> **Stated problem**: Retype the opening lines of the listing below, ending with the line that contains "80, 90, 100];", and leave out any pictures.

________________

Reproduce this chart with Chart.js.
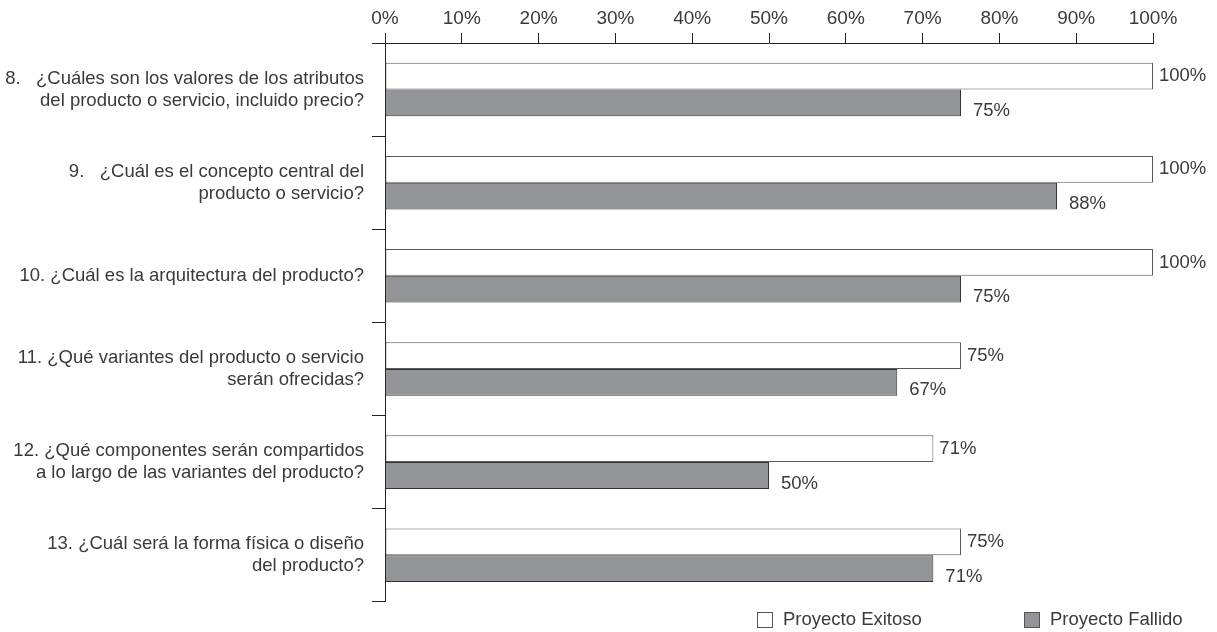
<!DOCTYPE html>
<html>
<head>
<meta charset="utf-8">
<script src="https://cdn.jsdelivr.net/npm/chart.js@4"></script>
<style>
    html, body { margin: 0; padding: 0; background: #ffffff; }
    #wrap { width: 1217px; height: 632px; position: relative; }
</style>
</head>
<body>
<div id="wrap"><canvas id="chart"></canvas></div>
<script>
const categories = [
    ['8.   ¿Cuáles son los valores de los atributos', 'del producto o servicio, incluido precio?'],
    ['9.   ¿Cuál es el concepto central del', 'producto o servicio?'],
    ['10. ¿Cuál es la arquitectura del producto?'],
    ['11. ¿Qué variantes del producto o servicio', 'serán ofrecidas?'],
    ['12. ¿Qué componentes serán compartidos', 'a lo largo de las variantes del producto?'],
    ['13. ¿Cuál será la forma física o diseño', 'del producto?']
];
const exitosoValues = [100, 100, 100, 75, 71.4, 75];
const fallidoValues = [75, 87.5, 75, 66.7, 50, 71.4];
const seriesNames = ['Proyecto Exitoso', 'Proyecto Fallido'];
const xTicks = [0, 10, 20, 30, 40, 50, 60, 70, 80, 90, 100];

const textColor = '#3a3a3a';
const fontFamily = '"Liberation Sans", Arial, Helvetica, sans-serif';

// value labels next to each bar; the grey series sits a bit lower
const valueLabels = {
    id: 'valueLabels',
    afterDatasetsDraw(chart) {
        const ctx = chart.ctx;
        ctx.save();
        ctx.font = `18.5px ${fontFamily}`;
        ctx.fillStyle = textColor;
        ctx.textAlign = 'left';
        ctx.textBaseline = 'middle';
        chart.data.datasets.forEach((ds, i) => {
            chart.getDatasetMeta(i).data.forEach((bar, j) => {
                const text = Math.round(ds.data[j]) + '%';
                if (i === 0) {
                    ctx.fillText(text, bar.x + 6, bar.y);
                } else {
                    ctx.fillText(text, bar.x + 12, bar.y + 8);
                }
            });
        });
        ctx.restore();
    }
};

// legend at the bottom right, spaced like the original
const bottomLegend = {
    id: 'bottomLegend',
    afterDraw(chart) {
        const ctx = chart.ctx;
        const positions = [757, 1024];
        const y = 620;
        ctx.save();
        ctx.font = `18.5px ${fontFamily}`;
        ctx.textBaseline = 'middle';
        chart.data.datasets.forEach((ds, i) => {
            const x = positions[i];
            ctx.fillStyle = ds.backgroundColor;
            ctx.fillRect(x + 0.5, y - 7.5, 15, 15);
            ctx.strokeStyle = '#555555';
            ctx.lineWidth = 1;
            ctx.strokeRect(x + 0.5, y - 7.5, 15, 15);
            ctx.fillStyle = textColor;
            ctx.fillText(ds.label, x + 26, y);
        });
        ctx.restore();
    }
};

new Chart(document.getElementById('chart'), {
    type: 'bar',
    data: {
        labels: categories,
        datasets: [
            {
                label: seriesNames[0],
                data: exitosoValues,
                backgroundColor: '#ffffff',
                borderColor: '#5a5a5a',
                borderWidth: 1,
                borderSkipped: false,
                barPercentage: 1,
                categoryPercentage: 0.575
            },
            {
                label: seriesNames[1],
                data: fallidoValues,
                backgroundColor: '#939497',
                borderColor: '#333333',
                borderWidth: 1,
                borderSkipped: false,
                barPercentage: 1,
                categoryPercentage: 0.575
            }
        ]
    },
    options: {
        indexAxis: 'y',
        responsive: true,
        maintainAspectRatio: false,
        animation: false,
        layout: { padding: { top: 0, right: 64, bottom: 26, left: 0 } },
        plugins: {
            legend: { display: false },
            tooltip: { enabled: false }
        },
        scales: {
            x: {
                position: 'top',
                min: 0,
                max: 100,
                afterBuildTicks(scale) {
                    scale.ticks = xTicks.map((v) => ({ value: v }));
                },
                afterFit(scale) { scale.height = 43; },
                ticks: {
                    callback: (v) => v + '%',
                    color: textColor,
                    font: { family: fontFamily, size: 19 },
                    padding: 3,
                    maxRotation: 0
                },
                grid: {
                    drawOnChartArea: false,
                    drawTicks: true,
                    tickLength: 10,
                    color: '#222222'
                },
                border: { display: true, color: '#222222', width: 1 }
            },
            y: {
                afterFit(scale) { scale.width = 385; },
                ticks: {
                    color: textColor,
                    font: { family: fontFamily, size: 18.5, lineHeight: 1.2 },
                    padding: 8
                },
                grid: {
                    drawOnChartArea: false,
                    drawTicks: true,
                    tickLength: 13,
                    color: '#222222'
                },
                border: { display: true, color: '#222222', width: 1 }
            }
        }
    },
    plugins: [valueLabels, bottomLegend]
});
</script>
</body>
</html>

________________

> **The result**:
Reproduce this chart with Chart.js.
<!DOCTYPE html>
<html>
<head>
<meta charset="utf-8">
<script src="https://cdn.jsdelivr.net/npm/chart.js@4"></script>
<style>
    html, body { margin: 0; padding: 0; background: #ffffff; }
    #wrap { width: 1217px; height: 632px; position: relative; }
</style>
</head>
<body>
<div id="wrap"><canvas id="chart"></canvas></div>
<script>
const categories = [
    ['8.   ¿Cuáles son los valores de los atributos', 'del producto o servicio, incluido precio?'],
    ['9.   ¿Cuál es el concepto central del', 'producto o servicio?'],
    ['10. ¿Cuál es la arquitectura del producto?'],
    ['11. ¿Qué variantes del producto o servicio', 'serán ofrecidas?'],
    ['12. ¿Qué componentes serán compartidos', 'a lo largo de las variantes del producto?'],
    ['13. ¿Cuál será la forma física o diseño', 'del producto?']
];
const exitosoValues = [100, 100, 100, 75, 71.4, 75];
const fallidoValues = [75, 87.5, 75, 66.7, 50, 71.4];
const seriesNames = ['Proyecto Exitoso', 'Proyecto Fallido'];
const xTicks = [0, 10, 20, 30, 40, 50, 60, 70, 80, 90, 100];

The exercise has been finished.